══ Material for this task

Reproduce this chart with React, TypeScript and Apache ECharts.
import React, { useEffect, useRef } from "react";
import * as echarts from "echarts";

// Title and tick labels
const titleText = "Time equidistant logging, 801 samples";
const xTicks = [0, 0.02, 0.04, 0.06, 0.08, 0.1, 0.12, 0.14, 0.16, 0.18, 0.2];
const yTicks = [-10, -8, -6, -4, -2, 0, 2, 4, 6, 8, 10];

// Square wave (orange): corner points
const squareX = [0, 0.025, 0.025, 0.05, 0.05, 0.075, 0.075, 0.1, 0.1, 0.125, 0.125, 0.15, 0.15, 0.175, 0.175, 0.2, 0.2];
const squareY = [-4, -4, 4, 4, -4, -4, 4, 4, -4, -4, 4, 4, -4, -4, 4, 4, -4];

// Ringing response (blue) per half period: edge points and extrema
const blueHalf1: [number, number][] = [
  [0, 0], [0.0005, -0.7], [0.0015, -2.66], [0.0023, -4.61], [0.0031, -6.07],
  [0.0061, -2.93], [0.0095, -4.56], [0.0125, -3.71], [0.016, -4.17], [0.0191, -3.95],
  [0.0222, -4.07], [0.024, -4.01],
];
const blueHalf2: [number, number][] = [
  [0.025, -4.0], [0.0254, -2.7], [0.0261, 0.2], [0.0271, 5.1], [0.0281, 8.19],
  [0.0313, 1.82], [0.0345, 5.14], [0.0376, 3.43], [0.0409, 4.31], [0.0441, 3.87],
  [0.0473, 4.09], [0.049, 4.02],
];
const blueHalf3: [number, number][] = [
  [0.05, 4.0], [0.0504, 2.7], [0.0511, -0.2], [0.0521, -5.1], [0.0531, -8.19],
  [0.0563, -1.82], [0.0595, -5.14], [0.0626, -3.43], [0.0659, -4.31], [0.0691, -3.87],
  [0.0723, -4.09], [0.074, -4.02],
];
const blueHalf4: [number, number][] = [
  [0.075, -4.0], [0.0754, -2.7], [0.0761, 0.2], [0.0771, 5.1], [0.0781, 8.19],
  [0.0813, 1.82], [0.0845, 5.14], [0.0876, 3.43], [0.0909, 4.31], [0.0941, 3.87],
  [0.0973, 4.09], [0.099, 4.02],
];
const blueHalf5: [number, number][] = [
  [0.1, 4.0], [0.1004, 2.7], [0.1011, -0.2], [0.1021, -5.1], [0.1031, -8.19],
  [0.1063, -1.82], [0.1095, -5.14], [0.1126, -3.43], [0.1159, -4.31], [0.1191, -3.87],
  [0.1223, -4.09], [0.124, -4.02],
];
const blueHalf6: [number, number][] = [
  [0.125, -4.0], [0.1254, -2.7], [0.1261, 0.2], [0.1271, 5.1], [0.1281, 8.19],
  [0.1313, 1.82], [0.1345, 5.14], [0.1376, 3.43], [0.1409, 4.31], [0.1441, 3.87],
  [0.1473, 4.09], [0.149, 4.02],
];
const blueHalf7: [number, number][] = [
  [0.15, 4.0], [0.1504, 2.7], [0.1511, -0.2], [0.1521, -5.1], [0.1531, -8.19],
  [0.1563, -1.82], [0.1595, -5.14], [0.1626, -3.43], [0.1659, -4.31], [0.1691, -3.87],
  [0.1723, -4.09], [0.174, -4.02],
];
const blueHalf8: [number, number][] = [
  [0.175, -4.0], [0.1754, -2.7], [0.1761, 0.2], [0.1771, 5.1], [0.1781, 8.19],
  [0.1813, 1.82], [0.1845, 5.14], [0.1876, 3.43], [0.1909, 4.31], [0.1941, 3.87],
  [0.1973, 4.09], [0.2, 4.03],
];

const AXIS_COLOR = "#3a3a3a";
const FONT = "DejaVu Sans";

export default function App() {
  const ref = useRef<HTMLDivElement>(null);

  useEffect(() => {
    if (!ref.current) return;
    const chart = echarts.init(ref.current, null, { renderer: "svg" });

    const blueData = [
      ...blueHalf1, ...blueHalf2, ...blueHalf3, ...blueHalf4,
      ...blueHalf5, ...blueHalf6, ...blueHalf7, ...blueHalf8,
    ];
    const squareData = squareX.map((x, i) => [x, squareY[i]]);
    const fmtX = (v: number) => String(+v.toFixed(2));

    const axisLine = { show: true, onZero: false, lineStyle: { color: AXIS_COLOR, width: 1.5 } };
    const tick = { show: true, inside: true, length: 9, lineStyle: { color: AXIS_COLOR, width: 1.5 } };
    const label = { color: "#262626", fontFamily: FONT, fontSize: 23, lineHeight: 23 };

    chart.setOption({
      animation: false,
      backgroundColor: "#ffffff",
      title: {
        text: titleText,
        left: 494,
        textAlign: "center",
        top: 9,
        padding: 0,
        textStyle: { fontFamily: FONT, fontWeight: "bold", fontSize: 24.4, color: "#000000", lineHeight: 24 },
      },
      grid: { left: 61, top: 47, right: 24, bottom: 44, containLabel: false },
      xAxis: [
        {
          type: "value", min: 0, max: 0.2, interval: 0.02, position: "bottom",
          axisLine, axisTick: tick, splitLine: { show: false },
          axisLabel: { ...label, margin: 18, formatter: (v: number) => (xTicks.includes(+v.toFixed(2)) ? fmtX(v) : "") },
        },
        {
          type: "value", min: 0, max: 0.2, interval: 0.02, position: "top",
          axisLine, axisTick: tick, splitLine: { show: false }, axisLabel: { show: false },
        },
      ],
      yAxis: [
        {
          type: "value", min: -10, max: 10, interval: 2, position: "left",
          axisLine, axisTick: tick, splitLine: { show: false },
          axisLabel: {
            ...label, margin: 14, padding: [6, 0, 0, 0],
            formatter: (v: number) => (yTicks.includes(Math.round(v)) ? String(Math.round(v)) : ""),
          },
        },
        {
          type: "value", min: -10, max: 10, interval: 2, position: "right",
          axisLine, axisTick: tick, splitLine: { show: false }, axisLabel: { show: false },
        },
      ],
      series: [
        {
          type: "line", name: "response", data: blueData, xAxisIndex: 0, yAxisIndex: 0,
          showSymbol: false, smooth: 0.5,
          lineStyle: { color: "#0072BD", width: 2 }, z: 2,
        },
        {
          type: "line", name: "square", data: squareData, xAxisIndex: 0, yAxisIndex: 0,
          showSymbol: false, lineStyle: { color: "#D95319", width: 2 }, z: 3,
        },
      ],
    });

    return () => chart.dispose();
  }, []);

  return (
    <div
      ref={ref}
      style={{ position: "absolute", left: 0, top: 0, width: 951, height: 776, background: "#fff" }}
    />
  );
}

════
══ Material for this task

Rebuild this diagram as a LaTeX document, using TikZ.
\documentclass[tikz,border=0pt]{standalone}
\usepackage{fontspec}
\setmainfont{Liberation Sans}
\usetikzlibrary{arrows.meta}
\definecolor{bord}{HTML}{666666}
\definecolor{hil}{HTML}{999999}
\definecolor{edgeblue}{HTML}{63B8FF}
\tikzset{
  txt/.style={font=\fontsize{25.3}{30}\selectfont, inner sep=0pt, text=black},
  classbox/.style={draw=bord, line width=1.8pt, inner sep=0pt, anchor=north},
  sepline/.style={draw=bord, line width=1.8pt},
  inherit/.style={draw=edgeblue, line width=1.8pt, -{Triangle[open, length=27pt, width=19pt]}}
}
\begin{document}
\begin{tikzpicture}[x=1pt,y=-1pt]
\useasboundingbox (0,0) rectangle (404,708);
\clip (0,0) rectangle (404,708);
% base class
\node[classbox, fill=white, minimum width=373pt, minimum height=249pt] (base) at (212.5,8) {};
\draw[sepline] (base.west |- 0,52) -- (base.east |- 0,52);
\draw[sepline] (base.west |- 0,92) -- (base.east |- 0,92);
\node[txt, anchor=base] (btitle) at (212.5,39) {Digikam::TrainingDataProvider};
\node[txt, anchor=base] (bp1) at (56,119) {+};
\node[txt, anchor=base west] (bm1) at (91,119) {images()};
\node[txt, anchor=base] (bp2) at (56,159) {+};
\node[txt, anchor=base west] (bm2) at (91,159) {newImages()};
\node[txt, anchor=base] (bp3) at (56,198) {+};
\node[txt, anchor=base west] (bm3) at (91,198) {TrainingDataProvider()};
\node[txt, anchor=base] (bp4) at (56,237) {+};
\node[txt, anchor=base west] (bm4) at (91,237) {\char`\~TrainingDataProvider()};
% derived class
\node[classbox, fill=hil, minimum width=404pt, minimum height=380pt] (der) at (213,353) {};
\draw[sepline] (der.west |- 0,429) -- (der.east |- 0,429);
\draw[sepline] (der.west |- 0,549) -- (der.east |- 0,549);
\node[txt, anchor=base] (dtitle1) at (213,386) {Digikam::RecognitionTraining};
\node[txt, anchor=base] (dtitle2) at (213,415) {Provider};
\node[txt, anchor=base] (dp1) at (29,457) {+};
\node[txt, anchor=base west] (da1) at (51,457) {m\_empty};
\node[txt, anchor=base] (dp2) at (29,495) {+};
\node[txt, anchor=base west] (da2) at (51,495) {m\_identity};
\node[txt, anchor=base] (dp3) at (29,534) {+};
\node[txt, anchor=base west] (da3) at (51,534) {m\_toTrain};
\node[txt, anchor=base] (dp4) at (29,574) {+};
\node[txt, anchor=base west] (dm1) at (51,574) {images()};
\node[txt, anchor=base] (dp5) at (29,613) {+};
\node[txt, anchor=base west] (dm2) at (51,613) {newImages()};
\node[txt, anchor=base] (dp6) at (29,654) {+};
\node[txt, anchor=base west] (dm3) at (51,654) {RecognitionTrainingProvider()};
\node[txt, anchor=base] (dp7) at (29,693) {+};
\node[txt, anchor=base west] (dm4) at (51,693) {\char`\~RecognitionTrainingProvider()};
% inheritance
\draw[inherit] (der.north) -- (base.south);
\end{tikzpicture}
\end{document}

════

Give again only the lines that run from the line with "Reproduce this chart" to the line with "4, 6, 8, 10];". Include both of those lines exactly as written.

Task answer:
Reproduce this chart with React, TypeScript and Apache ECharts.
import React, { useEffect, useRef } from "react";
import * as echarts from "echarts";

// Title and tick labels
const titleText = "Time equidistant logging, 801 samples";
const xTicks = [0, 0.02, 0.04, 0.06, 0.08, 0.1, 0.12, 0.14, 0.16, 0.18, 0.2];
const yTicks = [-10, -8, -6, -4, -2, 0, 2, 4, 6, 8, 10];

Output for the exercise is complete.